What+was+the+best+book+of+the+decade%3F

Photo Courtesy of Lucy Ellman

What was the best book of the decade?

Books

2010: Mockingjay by Suzanne Collins

As the third installment of The Hunger Games trilogy, this book was going to be held up to a lot of scrutiny. However, Mockingjay did not disappoint. Collins’ science fiction YA novel followed Katniss as she attempts to lead her nation of Panem in a rebellion to overthrow the corrupted Capital and abolish the Games, once and for all.

 

2011: Wonderstruck by Brian Selznick

From the author of The Invention of Hugo Cabret, Wonderstruck follows the story of a boy and a girl from different periods in history who both travel to New York, wishing for different things for their lives.
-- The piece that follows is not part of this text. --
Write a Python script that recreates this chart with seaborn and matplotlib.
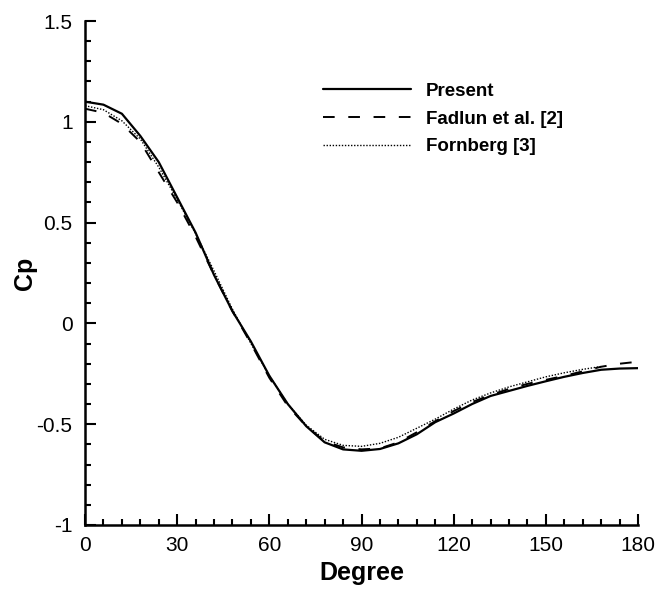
#!/usr/bin/env python
# filename: plot.py

import numpy as np
import pandas as pd

import matplotlib
matplotlib.use('Agg')
import matplotlib.pyplot as plt
from matplotlib.ticker import MultipleLocator
import seaborn as sns

# angle along the cylinder (degrees)
deg = [0, 6, 12, 18, 24, 30, 36, 42, 48, 54, 60, 66, 72, 78, 84, 90,
       96, 102, 108, 114, 120, 126, 132, 138, 144, 150, 156, 162, 168, 174, 180]

present = [1.10, 1.085, 1.04, 0.93, 0.80, 0.625, 0.45, 0.24, 0.06, -0.09, -0.26,
           -0.40, -0.51, -0.59, -0.625, -0.632, -0.623, -0.595, -0.55, -0.49,
           -0.447, -0.40, -0.36, -0.335, -0.31, -0.287, -0.265, -0.246, -0.23,
           -0.224, -0.222]

fadlun = [1.065, 1.045, 0.99, 0.90, 0.75, 0.60, 0.43, 0.24, 0.06, -0.10, -0.27,
          -0.41, -0.51, -0.585, -0.615, -0.625, -0.62, -0.59, -0.54, -0.485,
          -0.435, -0.39, -0.355, -0.325, -0.30, -0.28, -0.26, -0.238, -0.215,
          -0.20, -0.19]

deg_forn = deg[:29]
fornberg = [1.08, 1.06, 1.005, 0.915, 0.775, 0.615, 0.445, 0.26, 0.07, -0.10,
            -0.26, -0.40, -0.505, -0.575, -0.605, -0.61, -0.595, -0.565, -0.52,
            -0.475, -0.425, -0.38, -0.345, -0.315, -0.29, -0.265, -0.245, -0.228,
            -0.214]

names = ['Present', 'Fadlun et al. [2]', 'Fornberg [3]']
yticks = [-1, -0.5, 0, 0.5, 1, 1.5]
ylabels = ['-1', '-0.5', '0', '0.5', '1', '1.5']

#build long df
df = pd.concat([
    pd.DataFrame({'Degree': deg, 'Cp': present, 'src': names[0]}),
    pd.DataFrame({'Degree': deg, 'Cp': fadlun, 'src': names[1]}),
    pd.DataFrame({'Degree': deg_forn, 'Cp': fornberg, 'src': names[2]}),
])

sns.set_style('ticks')
plt.rcParams['font.family'] = ['Liberation Sans', 'DejaVu Sans']
plt.rcParams['text.color'] = 'black'
plt.rcParams['axes.labelcolor'] = 'black'
plt.rcParams['xtick.color'] = 'black'
plt.rcParams['ytick.color'] = 'black'
plt.rcParams['axes.edgecolor'] = 'black'

fig = plt.figure(figsize=(6.56, 5.92), dpi=100)
ax = fig.add_axes([0.1296, 0.1132, 0.843, 0.8513])

sns.lineplot(data=df, x='Degree', y='Cp', hue='src', style='src',
             palette=['black'] * 3, hue_order=names, style_order=names,
             dashes={names[0]: '', names[1]: (6, 7), names[2]: (1, 1.2)},
             estimator=None, sort=False, ax=ax, legend=False)

widths = [1.6, 1.4, 1.0]
for line, w in zip(ax.lines, widths):
    line.set_linewidth(w)

ax.legend(ax.lines[:3], names, loc='upper left', bbox_to_anchor=(0.399, 0.911),
          frameon=False, handlelength=4.7, handletextpad=0.8, labelspacing=0.57,
          prop={'weight': 'bold', 'size': 13.5})

ax.set_xlim(0, 180)
ax.set_ylim(-1, 1.5)
ax.xaxis.set_major_locator(MultipleLocator(30))
ax.xaxis.set_minor_locator(MultipleLocator(6))
ax.yaxis.set_minor_locator(MultipleLocator(0.1))
ax.set_yticks(yticks)
ax.set_yticklabels(ylabels)

ax.tick_params(which='both', direction='in', width=1.5, labelsize=15)
ax.tick_params(axis='x', pad=8)
ax.tick_params(axis='y', pad=9)
ax.tick_params(which='major', length=8)
ax.tick_params(which='minor', length=4.5)
for s in ['left', 'bottom']:
    ax.spines[s].set_linewidth(1.8)
sns.despine(ax=ax)

ax.set_xlabel('Degree', fontsize=18, fontweight='bold', labelpad=4)
ax.set_ylabel('Cp', fontsize=18, fontweight='bold', labelpad=0)

fig.savefig('out.png', dpi=100)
Told in a mix of written words for one storyline and purely in illustrations for the next, the stories weave beautifully together in the end.

 

2012: Gone Girl by Gillian Flynn

Described as an “unputdownable” mystery/thriller novel, Gone Girl gripped readers and force them to question everything they thought about the supposed “perfect marriage”. Just about to celebrate their fifth anniversary, Nick and Amy Dunne, a Missouri couple, are torn apart when Amy suddenly disappeared. Questioned by the police and scrutinized by his town, Nick claims innocence, but many factors point otherwise…

 

2013: The Goldfinch by Donna Tartt

In the wake of losing his mother in a bombing at the Metropolitan Museum of Art, thirteen-year-old Theodore Decker’s life is set completely off track. His life spins hundreds of different directions, taking him all across the world with the only constant in his life being a little painting of a goldfinch he took from the rubble of the obliterated museum.

 

2014: All the Light We Cannot See by Anthony Doerr

An instant New York Times Bestseller, this novel-turned-movie follows the interconnecting stories of a German boy and blind French girl in WWII who try to navigate the horrors of occupied France. Dealing with the tragedy of war, the change brought on by violence and coming to terms with the horrors of reality, this novel struck a chord with hundreds of thousands of readers.

 

2015: Go Set a Watchman by Harper Lee

Initially assumed to be the sequel to the bestseller To Kill a Mockingbird, Harper Lee’s Go Set a Watchman is actually known today as the first draft. Main character Scout discovers that her father is not the “moral compass” of Maycomb, and instead finds the extensive amount of bigotry and racism in her hometown.

 

2016: Harry Potter: The Cursed Child by JK Rowling

From the classic series Harry Potter, Jack Thorne brings you the two-part play The Cursed Child based off of the original series. The story follows Harry, now a father and Head of the Department of Magical Law Enforcement at the Ministry of Magic, and his son Albus Severus Potter as they both experience the magical world like never before.

 

2017: The Hate U Give by Angie Thomas

16-year-old Starr Carter is a black girl from a poor area who attends a private school in a predominantly white, affluent area. The main event of the story is when Starr’s friend Khalil is shot to death by a white police officer in front of her eyes, and as Starr becomes more involved in the story, she speaks up more frequently, and in increasingly public ways.

 

2018: Educated by Tara Westover

Until age 17, Tara Westover had never received a formal education. Growing up in Idaho with Mormon parents, Tara never visited a doctor, only stewed herbs for her mother and salvaged in her dad’s junkyard. Desperate for knowledge, Tara began to educate herself and learned for the first time about historical events like the Holocaust. She went on to attend Trinity College and Brigham Young and became a #1 bestselling author.

 

2019: Ducks, Newburyport by Lucy Ellman

A novel that defies the concept of what makes a book a book, Ducks, Newburyport is stream-of-consciousness writing consisting of mostly one compounded sentence that spans over one thousand pages. Written from the perspective of a housewife, it provides commentary on the current state of our society and policy, mirroring the same confusing, jumbled mess that many modern Americans feel when looking at the state of the world. While heavily debated whether the book is a work of art or just an illiterate mess, the fact that such a book exists is beautiful and strange in itself.